-- Start RECORDS SHOWN --

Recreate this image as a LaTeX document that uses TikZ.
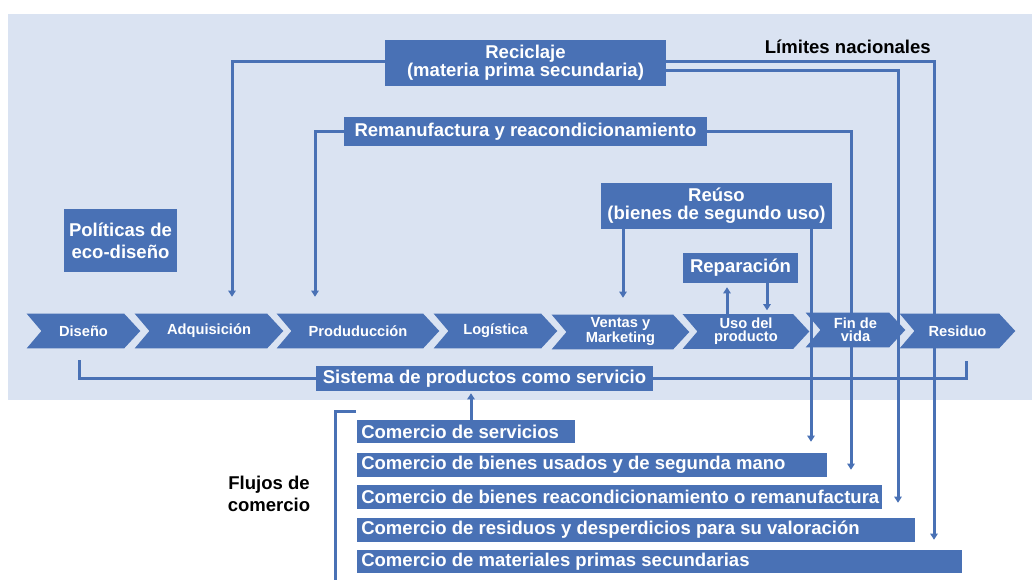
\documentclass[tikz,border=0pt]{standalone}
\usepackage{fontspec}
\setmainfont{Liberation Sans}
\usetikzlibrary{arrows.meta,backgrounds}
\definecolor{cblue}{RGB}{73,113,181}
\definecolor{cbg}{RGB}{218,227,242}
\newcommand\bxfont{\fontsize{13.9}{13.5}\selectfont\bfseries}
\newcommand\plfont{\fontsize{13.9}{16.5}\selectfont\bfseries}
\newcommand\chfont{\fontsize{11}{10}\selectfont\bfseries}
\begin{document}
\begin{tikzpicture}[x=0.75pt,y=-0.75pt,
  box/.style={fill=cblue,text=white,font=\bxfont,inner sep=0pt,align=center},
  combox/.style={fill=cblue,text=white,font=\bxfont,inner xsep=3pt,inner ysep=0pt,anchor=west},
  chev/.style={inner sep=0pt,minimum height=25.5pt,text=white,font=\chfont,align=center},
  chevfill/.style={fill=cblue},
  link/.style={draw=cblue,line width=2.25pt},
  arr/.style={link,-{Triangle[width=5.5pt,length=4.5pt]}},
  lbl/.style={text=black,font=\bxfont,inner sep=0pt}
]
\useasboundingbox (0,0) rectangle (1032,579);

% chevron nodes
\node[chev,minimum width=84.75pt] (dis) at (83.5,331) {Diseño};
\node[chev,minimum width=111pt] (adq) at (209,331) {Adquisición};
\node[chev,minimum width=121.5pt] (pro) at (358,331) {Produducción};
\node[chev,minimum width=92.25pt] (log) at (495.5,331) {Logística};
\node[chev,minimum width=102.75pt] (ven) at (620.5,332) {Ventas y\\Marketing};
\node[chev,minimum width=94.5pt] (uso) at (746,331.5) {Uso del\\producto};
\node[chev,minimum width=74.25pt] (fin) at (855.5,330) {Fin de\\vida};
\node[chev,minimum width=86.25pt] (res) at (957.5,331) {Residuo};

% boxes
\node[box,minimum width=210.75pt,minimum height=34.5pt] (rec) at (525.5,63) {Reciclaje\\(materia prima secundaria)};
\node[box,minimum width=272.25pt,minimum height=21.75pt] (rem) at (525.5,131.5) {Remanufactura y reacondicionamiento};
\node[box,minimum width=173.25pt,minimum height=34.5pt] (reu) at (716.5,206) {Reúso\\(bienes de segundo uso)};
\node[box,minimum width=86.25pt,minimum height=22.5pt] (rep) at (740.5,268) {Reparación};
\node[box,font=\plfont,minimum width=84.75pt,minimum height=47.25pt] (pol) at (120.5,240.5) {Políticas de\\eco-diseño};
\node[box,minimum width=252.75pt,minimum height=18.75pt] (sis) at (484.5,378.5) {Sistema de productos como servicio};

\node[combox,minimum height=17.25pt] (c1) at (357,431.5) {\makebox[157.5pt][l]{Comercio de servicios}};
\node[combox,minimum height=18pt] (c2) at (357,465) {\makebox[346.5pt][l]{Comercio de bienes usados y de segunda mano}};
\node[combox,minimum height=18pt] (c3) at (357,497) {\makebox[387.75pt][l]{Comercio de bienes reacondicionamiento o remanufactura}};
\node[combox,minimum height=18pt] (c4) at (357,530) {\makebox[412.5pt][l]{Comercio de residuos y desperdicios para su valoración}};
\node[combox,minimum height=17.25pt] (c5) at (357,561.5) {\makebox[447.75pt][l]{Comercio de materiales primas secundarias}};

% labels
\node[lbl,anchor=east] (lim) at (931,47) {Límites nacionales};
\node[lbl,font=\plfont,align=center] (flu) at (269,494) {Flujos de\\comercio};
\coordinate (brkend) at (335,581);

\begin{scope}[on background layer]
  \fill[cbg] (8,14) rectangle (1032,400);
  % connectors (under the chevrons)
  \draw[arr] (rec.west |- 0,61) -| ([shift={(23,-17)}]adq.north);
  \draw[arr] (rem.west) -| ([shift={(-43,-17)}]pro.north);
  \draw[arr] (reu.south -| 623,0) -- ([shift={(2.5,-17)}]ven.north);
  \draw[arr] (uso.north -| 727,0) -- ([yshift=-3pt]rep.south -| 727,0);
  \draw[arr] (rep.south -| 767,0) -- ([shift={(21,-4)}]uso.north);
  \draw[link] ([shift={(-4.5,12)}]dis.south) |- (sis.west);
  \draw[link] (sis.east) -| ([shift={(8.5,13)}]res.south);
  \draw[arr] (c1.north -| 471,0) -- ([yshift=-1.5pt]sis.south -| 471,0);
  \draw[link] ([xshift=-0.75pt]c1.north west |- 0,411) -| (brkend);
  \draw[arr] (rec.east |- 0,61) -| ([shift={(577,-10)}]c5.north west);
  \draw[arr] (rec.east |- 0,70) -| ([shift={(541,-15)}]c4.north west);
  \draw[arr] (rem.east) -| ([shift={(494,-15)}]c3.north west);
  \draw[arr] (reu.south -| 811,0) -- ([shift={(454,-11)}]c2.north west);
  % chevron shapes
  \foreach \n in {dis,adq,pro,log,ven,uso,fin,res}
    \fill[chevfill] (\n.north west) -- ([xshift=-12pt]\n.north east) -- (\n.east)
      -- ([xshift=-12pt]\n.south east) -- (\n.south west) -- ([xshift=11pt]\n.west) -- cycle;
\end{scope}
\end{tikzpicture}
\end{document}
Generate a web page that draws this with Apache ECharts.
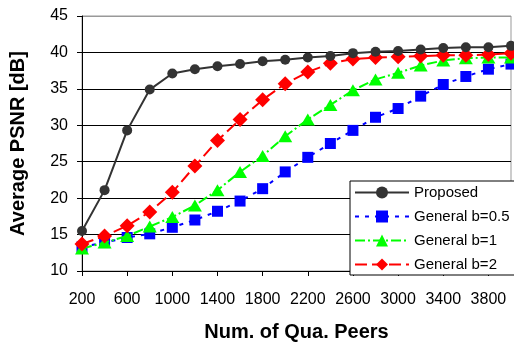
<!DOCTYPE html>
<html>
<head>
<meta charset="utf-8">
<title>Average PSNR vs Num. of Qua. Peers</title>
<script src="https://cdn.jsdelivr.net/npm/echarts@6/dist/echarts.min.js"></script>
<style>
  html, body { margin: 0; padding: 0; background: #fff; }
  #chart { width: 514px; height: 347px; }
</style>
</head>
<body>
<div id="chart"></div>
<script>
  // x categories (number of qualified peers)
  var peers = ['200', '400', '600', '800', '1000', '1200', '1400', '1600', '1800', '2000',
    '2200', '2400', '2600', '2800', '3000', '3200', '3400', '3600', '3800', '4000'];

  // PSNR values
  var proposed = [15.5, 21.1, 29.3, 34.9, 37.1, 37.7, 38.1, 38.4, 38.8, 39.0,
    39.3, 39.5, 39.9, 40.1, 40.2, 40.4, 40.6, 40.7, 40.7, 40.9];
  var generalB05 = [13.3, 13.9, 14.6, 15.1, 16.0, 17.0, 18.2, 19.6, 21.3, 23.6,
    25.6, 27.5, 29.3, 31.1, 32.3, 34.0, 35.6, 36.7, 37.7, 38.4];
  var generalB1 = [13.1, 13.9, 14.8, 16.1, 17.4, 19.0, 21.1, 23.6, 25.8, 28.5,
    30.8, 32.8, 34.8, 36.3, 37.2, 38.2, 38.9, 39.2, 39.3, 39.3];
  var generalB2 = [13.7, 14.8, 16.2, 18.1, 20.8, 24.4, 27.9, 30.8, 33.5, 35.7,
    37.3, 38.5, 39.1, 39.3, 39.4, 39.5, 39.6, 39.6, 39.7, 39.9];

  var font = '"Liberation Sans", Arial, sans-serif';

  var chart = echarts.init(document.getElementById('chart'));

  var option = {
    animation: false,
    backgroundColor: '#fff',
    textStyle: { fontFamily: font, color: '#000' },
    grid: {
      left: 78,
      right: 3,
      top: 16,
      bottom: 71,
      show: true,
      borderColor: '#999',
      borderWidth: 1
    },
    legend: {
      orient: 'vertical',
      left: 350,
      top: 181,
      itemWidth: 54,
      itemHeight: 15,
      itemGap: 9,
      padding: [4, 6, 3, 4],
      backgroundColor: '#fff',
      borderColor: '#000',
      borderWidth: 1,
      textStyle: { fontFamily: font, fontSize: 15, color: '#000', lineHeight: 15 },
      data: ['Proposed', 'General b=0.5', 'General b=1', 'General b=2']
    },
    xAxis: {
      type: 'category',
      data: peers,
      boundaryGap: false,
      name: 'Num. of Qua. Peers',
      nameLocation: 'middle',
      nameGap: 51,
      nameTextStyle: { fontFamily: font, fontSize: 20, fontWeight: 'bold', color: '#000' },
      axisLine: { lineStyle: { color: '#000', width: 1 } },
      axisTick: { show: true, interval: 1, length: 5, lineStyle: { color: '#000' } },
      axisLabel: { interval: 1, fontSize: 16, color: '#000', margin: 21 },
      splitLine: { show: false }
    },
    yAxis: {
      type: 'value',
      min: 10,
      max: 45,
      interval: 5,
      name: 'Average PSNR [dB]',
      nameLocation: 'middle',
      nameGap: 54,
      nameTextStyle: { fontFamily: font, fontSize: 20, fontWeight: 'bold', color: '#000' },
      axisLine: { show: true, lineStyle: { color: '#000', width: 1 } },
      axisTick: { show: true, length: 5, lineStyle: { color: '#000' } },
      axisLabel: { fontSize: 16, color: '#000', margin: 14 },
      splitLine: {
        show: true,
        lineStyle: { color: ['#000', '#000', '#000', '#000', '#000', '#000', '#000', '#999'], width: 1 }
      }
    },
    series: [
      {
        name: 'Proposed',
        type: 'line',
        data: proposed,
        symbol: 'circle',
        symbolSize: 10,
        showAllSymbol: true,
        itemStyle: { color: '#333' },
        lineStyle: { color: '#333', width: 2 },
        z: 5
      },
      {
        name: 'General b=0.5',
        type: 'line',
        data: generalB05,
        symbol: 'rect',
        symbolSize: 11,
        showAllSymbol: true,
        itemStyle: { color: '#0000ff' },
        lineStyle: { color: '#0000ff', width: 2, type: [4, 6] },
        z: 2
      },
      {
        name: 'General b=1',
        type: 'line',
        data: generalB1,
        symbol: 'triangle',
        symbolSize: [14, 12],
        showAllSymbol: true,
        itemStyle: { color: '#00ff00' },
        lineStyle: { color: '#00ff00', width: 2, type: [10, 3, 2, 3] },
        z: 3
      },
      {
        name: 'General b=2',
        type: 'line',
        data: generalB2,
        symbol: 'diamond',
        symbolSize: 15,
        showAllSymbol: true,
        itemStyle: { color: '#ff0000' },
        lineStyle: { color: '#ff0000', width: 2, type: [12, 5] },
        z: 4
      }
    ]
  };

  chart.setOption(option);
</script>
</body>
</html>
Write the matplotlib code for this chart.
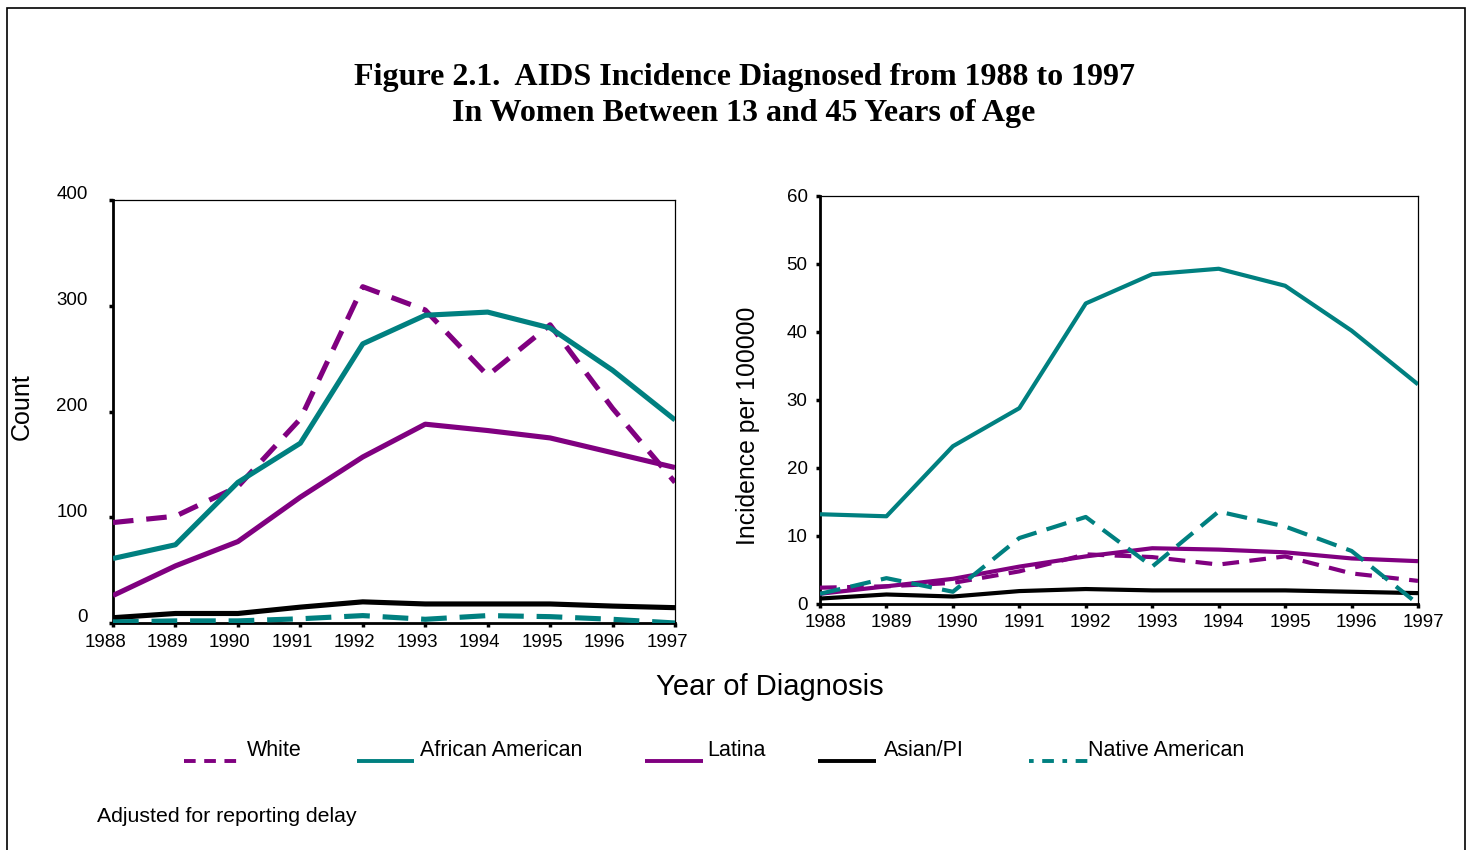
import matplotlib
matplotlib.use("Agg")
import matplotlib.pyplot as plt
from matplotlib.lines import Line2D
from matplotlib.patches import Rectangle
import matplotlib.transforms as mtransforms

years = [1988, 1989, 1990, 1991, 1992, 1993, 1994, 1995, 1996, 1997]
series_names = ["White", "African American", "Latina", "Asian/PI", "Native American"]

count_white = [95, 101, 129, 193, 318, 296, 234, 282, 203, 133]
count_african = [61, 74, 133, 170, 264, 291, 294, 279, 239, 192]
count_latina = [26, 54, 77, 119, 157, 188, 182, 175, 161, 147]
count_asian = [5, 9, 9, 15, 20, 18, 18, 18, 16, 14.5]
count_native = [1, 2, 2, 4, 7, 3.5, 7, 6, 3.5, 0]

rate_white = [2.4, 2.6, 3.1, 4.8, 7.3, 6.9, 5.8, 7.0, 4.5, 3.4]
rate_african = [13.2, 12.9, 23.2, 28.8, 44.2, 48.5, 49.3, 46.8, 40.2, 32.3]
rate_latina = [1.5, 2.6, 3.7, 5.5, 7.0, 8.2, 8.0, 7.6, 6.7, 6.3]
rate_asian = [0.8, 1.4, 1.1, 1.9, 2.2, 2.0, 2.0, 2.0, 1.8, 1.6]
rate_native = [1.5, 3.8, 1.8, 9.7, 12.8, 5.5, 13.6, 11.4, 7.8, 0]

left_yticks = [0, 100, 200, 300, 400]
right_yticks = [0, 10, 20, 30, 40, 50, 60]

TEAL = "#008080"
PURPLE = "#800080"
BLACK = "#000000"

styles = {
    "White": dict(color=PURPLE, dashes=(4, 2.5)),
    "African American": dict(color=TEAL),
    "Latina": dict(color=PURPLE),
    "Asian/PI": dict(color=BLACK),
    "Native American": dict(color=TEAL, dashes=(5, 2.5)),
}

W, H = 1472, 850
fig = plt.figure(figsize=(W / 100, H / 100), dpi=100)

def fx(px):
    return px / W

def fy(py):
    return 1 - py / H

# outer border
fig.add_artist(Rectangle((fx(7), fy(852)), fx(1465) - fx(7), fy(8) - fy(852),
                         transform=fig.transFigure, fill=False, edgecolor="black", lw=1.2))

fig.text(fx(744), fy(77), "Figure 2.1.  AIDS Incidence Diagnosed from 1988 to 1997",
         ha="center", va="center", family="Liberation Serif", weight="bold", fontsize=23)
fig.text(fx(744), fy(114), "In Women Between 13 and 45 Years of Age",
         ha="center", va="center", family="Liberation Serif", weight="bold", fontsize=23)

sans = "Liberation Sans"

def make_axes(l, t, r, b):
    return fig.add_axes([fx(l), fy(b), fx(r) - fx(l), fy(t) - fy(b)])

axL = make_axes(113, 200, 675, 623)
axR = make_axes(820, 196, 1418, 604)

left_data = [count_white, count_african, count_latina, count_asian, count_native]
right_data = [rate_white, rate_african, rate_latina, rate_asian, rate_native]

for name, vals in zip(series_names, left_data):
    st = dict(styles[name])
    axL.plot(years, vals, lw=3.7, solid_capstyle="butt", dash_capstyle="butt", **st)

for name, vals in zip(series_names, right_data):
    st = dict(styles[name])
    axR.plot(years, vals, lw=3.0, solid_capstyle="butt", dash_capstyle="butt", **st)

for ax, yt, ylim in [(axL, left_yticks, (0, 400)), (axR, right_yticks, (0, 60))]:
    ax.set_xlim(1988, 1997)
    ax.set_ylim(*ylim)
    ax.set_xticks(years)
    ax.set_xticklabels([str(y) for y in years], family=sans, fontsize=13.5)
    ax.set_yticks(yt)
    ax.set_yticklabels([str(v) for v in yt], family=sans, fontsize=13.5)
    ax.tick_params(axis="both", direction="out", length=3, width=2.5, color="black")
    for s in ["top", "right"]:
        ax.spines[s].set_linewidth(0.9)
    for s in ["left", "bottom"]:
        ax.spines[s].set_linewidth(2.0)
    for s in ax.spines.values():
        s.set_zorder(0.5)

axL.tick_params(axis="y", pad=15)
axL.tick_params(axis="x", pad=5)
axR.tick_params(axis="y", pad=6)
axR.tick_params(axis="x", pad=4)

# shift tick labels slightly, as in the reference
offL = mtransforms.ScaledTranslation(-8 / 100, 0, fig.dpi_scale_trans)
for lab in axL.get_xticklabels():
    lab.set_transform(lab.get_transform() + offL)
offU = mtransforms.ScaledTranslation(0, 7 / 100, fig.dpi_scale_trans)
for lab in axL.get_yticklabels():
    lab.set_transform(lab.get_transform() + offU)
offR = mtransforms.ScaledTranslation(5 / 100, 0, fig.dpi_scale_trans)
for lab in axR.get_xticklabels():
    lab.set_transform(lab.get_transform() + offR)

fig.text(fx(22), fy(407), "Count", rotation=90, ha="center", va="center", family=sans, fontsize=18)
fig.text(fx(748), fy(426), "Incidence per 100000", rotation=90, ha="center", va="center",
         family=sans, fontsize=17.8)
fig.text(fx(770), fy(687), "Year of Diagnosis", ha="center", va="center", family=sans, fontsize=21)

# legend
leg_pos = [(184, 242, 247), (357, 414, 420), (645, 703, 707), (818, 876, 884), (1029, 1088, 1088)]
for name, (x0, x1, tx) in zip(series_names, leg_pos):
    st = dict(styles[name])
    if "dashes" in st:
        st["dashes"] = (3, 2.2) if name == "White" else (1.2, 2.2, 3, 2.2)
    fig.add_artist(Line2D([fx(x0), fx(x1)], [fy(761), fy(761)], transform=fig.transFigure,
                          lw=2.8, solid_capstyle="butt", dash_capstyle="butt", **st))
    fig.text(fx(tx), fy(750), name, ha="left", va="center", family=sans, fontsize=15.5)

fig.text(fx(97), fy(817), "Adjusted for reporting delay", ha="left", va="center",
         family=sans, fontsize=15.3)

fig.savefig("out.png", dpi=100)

-- End RECORDS SHOWN --

*WRITTEN EXERCISE*: Leave the pictures out, then copy word for word only the lines from the one containing "Generate a web" through the one containing "var chart = echarts.init(document.getElementById('chart'));", both included.

*EXERCISE SOLUTION*:
Generate a web page that draws this with Apache ECharts.
<!DOCTYPE html>
<html>
<head>
<meta charset="utf-8">
<title>Average PSNR vs Num. of Qua. Peers</title>
<script src="https://cdn.jsdelivr.net/npm/echarts@6/dist/echarts.min.js"></script>
<style>
  html, body { margin: 0; padding: 0; background: #fff; }
  #chart { width: 514px; height: 347px; }
</style>
</head>
<body>
<div id="chart"></div>
<script>
  // x categories (number of qualified peers)
  var peers = ['200', '400', '600', '800', '1000', '1200', '1400', '1600', '1800', '2000',
    '2200', '2400', '2600', '2800', '3000', '3200', '3400', '3600', '3800', '4000'];

  // PSNR values
  var proposed = [15.5, 21.1, 29.3, 34.9, 37.1, 37.7, 38.1, 38.4, 38.8, 39.0,
    39.3, 39.5, 39.9, 40.1, 40.2, 40.4, 40.6, 40.7, 40.7, 40.9];
  var generalB05 = [13.3, 13.9, 14.6, 15.1, 16.0, 17.0, 18.2, 19.6, 21.3, 23.6,
    25.6, 27.5, 29.3, 31.1, 32.3, 34.0, 35.6, 36.7, 37.7, 38.4];
  var generalB1 = [13.1, 13.9, 14.8, 16.1, 17.4, 19.0, 21.1, 23.6, 25.8, 28.5,
    30.8, 32.8, 34.8, 36.3, 37.2, 38.2, 38.9, 39.2, 39.3, 39.3];
  var generalB2 = [13.7, 14.8, 16.2, 18.1, 20.8, 24.4, 27.9, 30.8, 33.5, 35.7,
    37.3, 38.5, 39.1, 39.3, 39.4, 39.5, 39.6, 39.6, 39.7, 39.9];

  var font = '"Liberation Sans", Arial, sans-serif';

  var chart = echarts.init(document.getElementById('chart'));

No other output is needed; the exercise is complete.